The regimen must have been effective, as Champion earned three Junior Olympian All-American honors and played for the U.S. National Junior Team. After foregoing a chance to play for her hometown team, Stanford, Champion has excelled at the collegiate level at Princeton. This season, the No. 16 Tigers will lean on Champion more than ever: With 42 goals last season, she is the team’s leading returning scorer.
Champion initially hated playing water polo. She and her three older sisters, who grew up in Hawaii and California, began as swimmers. As water polo exploded in popularity during the early ’90s, Champion and her sisters started playing with the Stanford Water Polo Club. Champion’s parents had to offer incentives, mainly in the form of candy and other treats, to entice their daughter to continue with the sport.
“My parents had to bribe us to go to practice,” Champion recalled. “It’s funny, because I grew to love it.”
Champion spent the summer of 2006 in Europe with the U.S. National Junior Team, allowing her to transition smoothly into collegiate water polo. As a freshman, Champion netted 35 goals in an offense that relied heavily on top scorers Elyse Colgan ’07 and Karina Reyner ’07. Despite her youth, Champion was the Tigers’ fourth-leading scorer and trailed only Colgan’s 73 goals scored among the team’s utilities.
Head coach Luis Nicolao was impressed with Champion from the start.

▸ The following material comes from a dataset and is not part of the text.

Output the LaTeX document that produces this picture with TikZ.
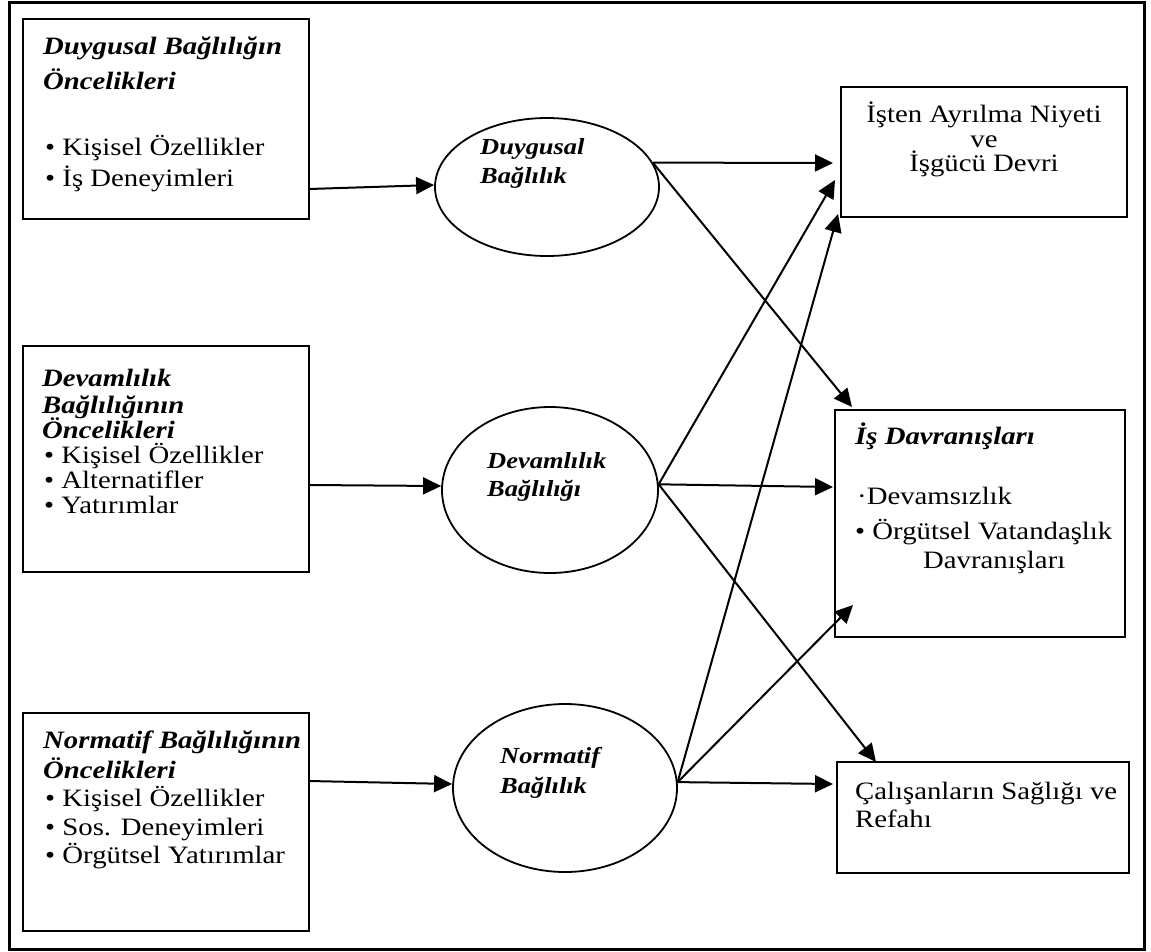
\documentclass[tikz,border=0pt]{standalone}
\usepackage{fontspec}
\setmainfont{Liberation Serif}[FakeStretch=1.15]
\usetikzlibrary{shapes.geometric,arrows.meta,calc}

\tikzset{
  frame/.style={line width=3pt},
  box/.style={draw, line width=2pt, inner sep=0pt, outer sep=0pt},
  bubble/.style={draw, ellipse, line width=1.8pt, inner sep=0pt},
  txt/.style={anchor=base west, inner sep=0pt, font=\fontsize{25}{27}\selectfont},
  ctxt/.style={txt, anchor=base},
  ttl/.style={txt, font=\fontsize{25}{27}\selectfont\bfseries\itshape},
  etxt/.style={anchor=base west, inner sep=0pt, font=\fontsize{23}{25}\selectfont\bfseries\itshape},
  link/.style={line width=2pt, -{Triangle[length=18pt,width=17pt]}},
}

\begin{document}
\begin{tikzpicture}[x=1pt,y=-1pt]
\useasboundingbox (0,0) rectangle (1151,951);
\draw[frame] (9.5,2) rectangle (1144.5,949.5);

% antecedent boxes
\node[box, minimum width=286pt, minimum height=200pt] (b1) at (166,119) {};
\node[box, minimum width=286pt, minimum height=226pt] (b2) at (166,459) {};
\node[box, minimum width=286pt, minimum height=218pt] (b3) at (166,822) {};

% commitment components
\node[bubble, minimum width=224pt, minimum height=138pt] (e1) at (547,187) {};
\node[bubble, minimum width=216pt, minimum height=166pt] (e2) at (550,490) {};
\node[bubble, minimum width=224pt, minimum height=168pt] (e3) at (565,788) {};

% outcome boxes
\node[box, minimum width=286pt, minimum height=130pt] (rA) at (984,152) {};
\node[box, minimum width=290pt, minimum height=227pt] (rB) at (980,523.5) {};
\node[box, minimum width=292pt, minimum height=111pt] (rC) at (983,817.5) {};

% box texts
\node[ttl] (b1a) at (43,54) {Duygusal Bağlılığın};
\node[ttl] (b1b) at (43,89) {Öncelikleri};
\node[txt] (b1c) at (45,155) {• Kişisel Özellikler};
\node[txt] (b1d) at (45,186) {• İş Deneyimleri};

\node[ttl] (b2a) at (42,386) {Devamlılık};
\node[ttl] (b2b) at (42,413) {Bağlılığının};
\node[ttl] (b2c) at (42,438) {Öncelikleri};
\node[txt] (b2d) at (44,463) {• Kişisel Özellikler};
\node[txt] (b2e) at (44,488) {• Alternatifler};
\node[txt] (b2f) at (44,513) {• Yatırımlar};

\node[ttl] (b3a) at (43,748) {Normatif Bağlılığının};
\node[ttl] (b3b) at (43,778) {Öncelikleri};
\node[txt] (b3c) at (45,806) {• Kişisel Özellikler};
\node[txt] (b3d) at (45,835) {• Sos. Deneyimleri};
\node[txt] (b3e) at (45,863) {• Örgütsel Yatırımlar};

\node[etxt] (e1a) at (480,154) {Duygusal};
\node[etxt] (e1b) at (480,183) {Bağlılık};
\node[etxt] (e2a) at (487,468) {Devamlılık};
\node[etxt] (e2b) at (487,496) {Bağlılığı};
\node[etxt] (e3a) at (500,763) {Normatif};
\node[etxt] (e3b) at (500,793) {Bağlılık};

\node[ctxt] (rAa) at (984,122) {İşten Ayrılma Niyeti};
\node[ctxt] (rAb) at (984,147) {ve};
\node[ctxt] (rAc) at (984,171) {İşgücü Devri};

\node[ttl] (rBa) at (855,444) {İş Davranışları};
\node[txt] (rBb) at (857,504) {·Devamsızlık};
\node[txt] (rBc) at (855,539) {• Örgütsel Vatandaşlık};
\node[txt] (rBd) at (923,568) {Davranışları};

\node[txt] (rCa) at (855,799) {Çalışanların Sağlığı ve};
\node[txt] (rCb) at (855,827) {Refahı};

% arrow tips near the outcome boxes
\coordinate (tA1) at (833,163);
\coordinate (tA2) at (835,180);
\coordinate (tA3) at (838,214);
\coordinate (tB1) at (852,407);
\coordinate (tB2) at (833,487);
\coordinate (tB3) at (853,605);
\coordinate (tC1) at (876,762);
\coordinate (tC2) at (833,784);

% antecedents -> components
\draw[link] (b1.east |- 0,189) -- (e1.west |- 0,185);
\draw[link] (b2.east |- 0,485) -- (e2.west |- 0,486);
\draw[link] (b3.east |- 0,781) -- (e3.west |- 0,784);

% components -> outcomes
\draw[link] (e1.13) -- (tA1);
\draw[link] (e1.13) -- (tB1);
\draw[link] (e2.3) -- (tA2);
\draw[link] (e2.3) -- (tB2);
\draw[link] (e2.3) -- (tC1);
\draw[link] (e3.3) -- (tA3);
\draw[link] (e3.3) -- (tB3);
\draw[link] (e3.3) -- (tC2);
\end{tikzpicture}
\end{document}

“Phoebe is a talented athlete [who] has been driven to do the best she can from the day she walked on campus,” Nicolao said.
For Champion, however, playing well as an individual has never hindered the Tigers’ collective goals. Indeed, Nicolao stressed her commitment to teamwork.
“She is a leader in and out of the water,” Nicolao said. “She is always trying to provide motivation for her teammates.”
Champion echoed this assessment of herself.
“I try to be a good role model,” Champion said. “I try to be pretty vocal in the water … because the more communication the better in water polo. I just try to be a good teammate.”
After another stint with the national junior team in 2007, Champion spent her sophomore season as one of the centerpieces of a more balanced offense. Last season, no Tiger scored more than 50 goals. Eight players tallied more than 20 goals, however, and Champion was second on the team with 42.
Older and wiser, Champion explained that she had to adjust to the East Coast’s scrappier style of play and the increased number of cheap shots during her first season.

“I’ve gotten a little bit craftier,” Champion said.
Her newfound guile clearly paid off. Champion’s outstanding season earned her first-team All-Southern and All-Eastern accolades, and she was also named an Honorable Mention All-America. As a team, Princeton also succeeded, winning the Southern title in a 10-9 overtime nailbiter against Bucknell in which Champion scored two key goals.
Champion has clearly followed the family tradition of excellence in water sports, but the influence of her older sisters doesn’t end there. Because of a report on animal cruelty that one of her sisters gave, Champion became a vegetarian in the first grade and recently became a full vegan.
“I got a lot more health-conscious, not just in terms of animal rights but also just for my body,” Champion said.
The change makes Champion one of a small but significant number of athletes on campus who are either vegetarian or vegan. The change wasn’t easy, Champion said, citing her love of cookies and ice cream as an obstacle she had to overcome along the way.
Though the competition will likely be a lot tighter at both the Southern and Eastern levels this season, Champion laid out some ambitious goals for the Tigers.
“We’d love to defend our Southern title and at least get to the Eastern Championship game, if not win it,” Champion said.
In the beginning, candy was the key to getting Champion to embrace water polo. Later, a boatload of bagels kept her going through grueling practices. Now, however, Champion mainly feasts on the oppositions’ defenses.